**Stated exercise**
All of the lines below are to be printed again exactly; images are excluded from the output.

**Data excerpt**
Start
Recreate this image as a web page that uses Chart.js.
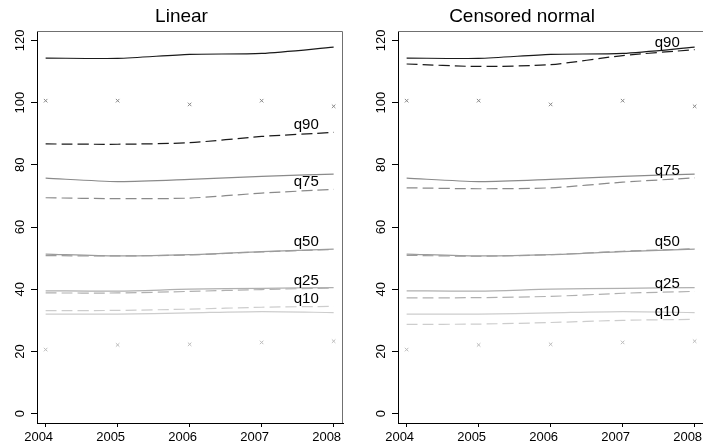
<!DOCTYPE html>
<html>
<head>
<meta charset="utf-8">
<script src="https://cdn.jsdelivr.net/npm/chart.js@4.4.1/dist/chart.umd.min.js"></script>
<style>
  html, body { margin: 0; padding: 0; background: #fff; overflow: hidden; }
  body { width: 703px; height: 447px; position: relative; }
  canvas { position: absolute; top: 0; }
  #left { left: 0; }
  #right { left: 361px; }
</style>
</head>
<body>
<canvas id="left" width="351" height="447"></canvas>
<canvas id="right" width="351" height="447"></canvas>
<script>
const years = [2004, 2005, 2006, 2007, 2008];
const yTicks = [0, 20, 40, 60, 80, 100, 120];
const quantiles = ['q90', 'q75', 'q50', 'q25', 'q10'];

// true quantiles (solid lines), same in both panels
const trueQ90 = [114.3, 114.2, 115.5, 115.8, 117.8];
const trueQ75 = [75.7, 74.6, 75.3, 76.3, 77.0];
const trueQ50 = [51.3, 50.7, 51.1, 52.1, 52.9];
const trueQ25 = [39.5, 39.4, 40.0, 40.3, 40.5];
const trueQ10 = [32.0, 32.0, 32.4, 32.8, 32.5];

// the two rows of x markers
const markHigh = [100.6, 100.6, 99.4, 100.6, 98.8];
const markLow = [20.6, 22.1, 22.3, 22.9, 23.3];

// linear model estimates (dashed)
const linQ90 = [86.7, 86.6, 87.1, 89.1, 90.4];
const linQ75 = [69.4, 69.1, 69.3, 70.9, 72.1];
const linQ50 = [50.8, 50.7, 51.0, 52.0, 52.8];
const linQ25 = [38.8, 38.8, 39.3, 39.9, 40.4];
const linQ10 = [33.1, 33.2, 33.6, 34.2, 34.5];

// censored normal estimates (dashed)
const cenQ90 = [112.4, 111.6, 112.2, 115.1, 117.0];
const cenQ75 = [72.6, 72.3, 72.6, 74.4, 75.8];
const cenQ50 = [50.9, 50.6, 51.1, 52.2, 53.0];
const cenQ25 = [37.2, 37.3, 37.7, 38.7, 39.3];
const cenQ10 = [28.7, 28.8, 29.3, 30.0, 30.3];

const trueLines = [trueQ90, trueQ75, trueQ50, trueQ25, trueQ10];
const colors = ['#1a1a1a', '#8a8a8a', '#9c9c9c', '#b0b0b0', '#cdcdcd'];
const labelYear = 2007.62;
const FONT = "'Liberation Sans', Arial, sans-serif";

const pts = arr => arr.map((v, i) => ({ x: years[i], y: v }));

function buildDatasets(est) {
  const ds = [];
  trueLines.forEach((arr, i) => {
    ds.push({ data: pts(arr), borderColor: colors[i], borderWidth: 1.2, pointRadius: 0, tension: 0.25 });
    ds.push({ data: pts(est[i]), borderColor: colors[i], borderWidth: 1.2, pointRadius: 0,
      borderDash: [11, 5], tension: 0.25 });
  });
  ds.push({ data: pts(markHigh), showLine: false, pointStyle: 'crossRot', pointRadius: 2.5,
    borderColor: '#888', borderWidth: 1 });
  ds.push({ data: pts(markLow), showLine: false, pointStyle: 'crossRot', pointRadius: 2.5,
    borderColor: '#bbb', borderWidth: 1 });
  return ds;
}

// title, frame lines, axis labels and the q-labels
const extras = {
  id: 'extras',
  afterDraw(chart, args, opts) {
    const ctx = chart.ctx;
    const a = chart.chartArea;
    const x = chart.scales.x, y = chart.scales.y;
    ctx.save();
    ctx.strokeStyle = '#707070';
    ctx.lineWidth = 1;
    ctx.beginPath();
    ctx.moveTo(a.left, a.top + 0.5);
    ctx.lineTo(a.right - 0.5, a.top + 0.5);
    ctx.lineTo(a.right - 0.5, a.bottom);
    ctx.stroke();

    ctx.fillStyle = '#000';
    ctx.textAlign = 'center';
    ctx.textBaseline = 'middle';
    ctx.font = '19px ' + FONT;
    ctx.fillText(opts.title, opts.titleX, 17);

    ctx.font = '13px ' + FONT;
    yTicks.forEach(t => {
      ctx.save();
      ctx.translate(20, y.getPixelForValue(t));
      ctx.rotate(-Math.PI / 2);
      ctx.fillText(String(t), 0, 0);
      ctx.restore();
    });
    years.forEach(v => {
      ctx.fillText(String(v), x.getPixelForValue(v) - 7, 437.5);
    });

    ctx.font = '15px ' + FONT;
    ctx.textBaseline = 'alphabetic';
    quantiles.forEach((q, i) => {
      const est = opts.est[i];
      ctx.fillText(q, x.getPixelForValue(labelYear), y.getPixelForValue(est[est.length - 1]) - 3);
    });
    ctx.restore();
  }
};

function makeChart(id, title, titleX, est) {
  return new Chart(document.getElementById(id), {
    type: 'line',
    data: { datasets: buildDatasets(est) },
    plugins: [extras],
    options: {
      responsive: false,
      animation: false,
      devicePixelRatio: 1,
      layout: { padding: { left: 0, right: 8, top: 31, bottom: 0 } },
      plugins: {
        legend: { display: false },
        tooltip: { enabled: false },
        title: { display: false },
        extras: { est: est, title: title, titleX: titleX }
      },
      scales: {
        x: {
          type: 'linear', min: 2003.88, max: 2008.13,
          afterBuildTicks: s => { s.ticks = years.map(v => ({ value: v })); },
          afterFit: s => { s.height = 24; },
          grid: { drawOnChartArea: false, tickLength: 4, color: '#000' },
          border: { color: '#000', width: 1 },
          ticks: { display: false }
        },
        y: {
          type: 'linear', min: -3, max: 123,
          afterBuildTicks: s => { s.ticks = yTicks.map(v => ({ value: v })); },
          afterFit: s => { s.width = 37; },
          grid: { drawOnChartArea: false, tickLength: 6, color: '#000' },
          border: { color: '#000', width: 1 },
          ticks: { display: false }
        }
      }
    }
  });
}

makeChart('left', 'Linear', 181.5, [linQ90, linQ75, linQ50, linQ25, linQ10]);
makeChart('right', 'Censored normal', 161, [cenQ90, cenQ75, cenQ50, cenQ25, cenQ10]);
</script>
</body>
</html>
End
**Problem solution**
Recreate this image as a web page that uses Chart.js.
<!DOCTYPE html>
<html>
<head>
<meta charset="utf-8">
<script src="https://cdn.jsdelivr.net/npm/chart.js@4.4.1/dist/chart.umd.min.js"></script>
<style>
  html, body { margin: 0; padding: 0; background: #fff; overflow: hidden; }
  body { width: 703px; height: 447px; position: relative; }
  canvas { position: absolute; top: 0; }
  #left { left: 0; }
  #right { left: 361px; }
</style>
</head>
<body>
<canvas id="left" width="351" height="447"></canvas>
<canvas id="right" width="351" height="447"></canvas>
<script>
const years = [2004, 2005, 2006, 2007, 2008];
const yTicks = [0, 20, 40, 60, 80, 100, 120];
const quantiles = ['q90', 'q75', 'q50', 'q25', 'q10'];

// true quantiles (solid lines), same in both panels
const trueQ90 = [114.3, 114.2, 115.5, 115.8, 117.8];
const trueQ75 = [75.7, 74.6, 75.3, 76.3, 77.0];
const trueQ50 = [51.3, 50.7, 51.1, 52.1, 52.9];
const trueQ25 = [39.5, 39.4, 40.0, 40.3, 40.5];
const trueQ10 = [32.0, 32.0, 32.4, 32.8, 32.5];

// the two rows of x markers
const markHigh = [100.6, 100.6, 99.4, 100.6, 98.8];
const markLow = [20.6, 22.1, 22.3, 22.9, 23.3];

// linear model estimates (dashed)
const linQ90 = [86.7, 86.6, 87.1, 89.1, 90.4];
const linQ75 = [69.4, 69.1, 69.3, 70.9, 72.1];
const linQ50 = [50.8, 50.7, 51.0, 52.0, 52.8];
const linQ25 = [38.8, 38.8, 39.3, 39.9, 40.4];
const linQ10 = [33.1, 33.2, 33.6, 34.2, 34.5];

// censored normal estimates (dashed)
const cenQ90 = [112.4, 111.6, 112.2, 115.1, 117.0];
const cenQ75 = [72.6, 72.3, 72.6, 74.4, 75.8];
const cenQ50 = [50.9, 50.6, 51.1, 52.2, 53.0];
const cenQ25 = [37.2, 37.3, 37.7, 38.7, 39.3];
const cenQ10 = [28.7, 28.8, 29.3, 30.0, 30.3];

const trueLines = [trueQ90, trueQ75, trueQ50, trueQ25, trueQ10];
const colors = ['#1a1a1a', '#8a8a8a', '#9c9c9c', '#b0b0b0', '#cdcdcd'];
const labelYear = 2007.62;
const FONT = "'Liberation Sans', Arial, sans-serif";

const pts = arr => arr.map((v, i) => ({ x: years[i], y: v }));

function buildDatasets(est) {
  const ds = [];
  trueLines.forEach((arr, i) => {
    ds.push({ data: pts(arr), borderColor: colors[i], borderWidth: 1.2, pointRadius: 0, tension: 0.25 });
    ds.push({ data: pts(est[i]), borderColor: colors[i], borderWidth: 1.2, pointRadius: 0,
      borderDash: [11, 5], tension: 0.25 });
  });
  ds.push({ data: pts(markHigh), showLine: false, pointStyle: 'crossRot', pointRadius: 2.5,
    borderColor: '#888', borderWidth: 1 });
  ds.push({ data: pts(markLow), showLine: false, pointStyle: 'crossRot', pointRadius: 2.5,
    borderColor: '#bbb', borderWidth: 1 });
  return ds;
}

// title, frame lines, axis labels and the q-labels
const extras = {
  id: 'extras',
  afterDraw(chart, args, opts) {
    const ctx = chart.ctx;
    const a = chart.chartArea;
    const x = chart.scales.x, y = chart.scales.y;
    ctx.save();
    ctx.strokeStyle = '#707070';
    ctx.lineWidth = 1;
    ctx.beginPath();
    ctx.moveTo(a.left, a.top + 0.5);
    ctx.lineTo(a.right - 0.5, a.top + 0.5);
    ctx.lineTo(a.right - 0.5, a.bottom);
    ctx.stroke();

    ctx.fillStyle = '#000';
    ctx.textAlign = 'center';
    ctx.textBaseline = 'middle';
    ctx.font = '19px ' + FONT;
    ctx.fillText(opts.title, opts.titleX, 17);

    ctx.font = '13px ' + FONT;
    yTicks.forEach(t => {
      ctx.save();
      ctx.translate(20, y.getPixelForValue(t));
      ctx.rotate(-Math.PI / 2);
      ctx.fillText(String(t), 0, 0);
      ctx.restore();
    });
    years.forEach(v => {
      ctx.fillText(String(v), x.getPixelForValue(v) - 7, 437.5);
    });

    ctx.font = '15px ' + FONT;
    ctx.textBaseline = 'alphabetic';
    quantiles.forEach((q, i) => {
      const est = opts.est[i];
      ctx.fillText(q, x.getPixelForValue(labelYear), y.getPixelForValue(est[est.length - 1]) - 3);
    });
    ctx.restore();
  }
};

function makeChart(id, title, titleX, est) {
  return new Chart(document.getElementById(id), {
    type: 'line',
    data: { datasets: buildDatasets(est) },
    plugins: [extras],
    options: {
      responsive: false,
      animation: false,
      devicePixelRatio: 1,
      layout: { padding: { left: 0, right: 8, top: 31, bottom: 0 } },
      plugins: {
        legend: { display: false },
        tooltip: { enabled: false },
        title: { display: false },
        extras: { est: est, title: title, titleX: titleX }
      },
      scales: {
        x: {
          type: 'linear', min: 2003.88, max: 2008.13,
          afterBuildTicks: s => { s.ticks = years.map(v => ({ value: v })); },
          afterFit: s => { s.height = 24; },
          grid: { drawOnChartArea: false, tickLength: 4, color: '#000' },
          border: { color: '#000', width: 1 },
          ticks: { display: false }
        },
        y: {
          type: 'linear', min: -3, max: 123,
          afterBuildTicks: s => { s.ticks = yTicks.map(v => ({ value: v })); },
          afterFit: s => { s.width = 37; },
          grid: { drawOnChartArea: false, tickLength: 6, color: '#000' },
          border: { color: '#000', width: 1 },
          ticks: { display: false }
        }
      }
    }
  });
}

makeChart('left', 'Linear', 181.5, [linQ90, linQ75, linQ50, linQ25, linQ10]);
makeChart('right', 'Censored normal', 161, [cenQ90, cenQ75, cenQ50, cenQ25, cenQ10]);
</script>
</body>
</html>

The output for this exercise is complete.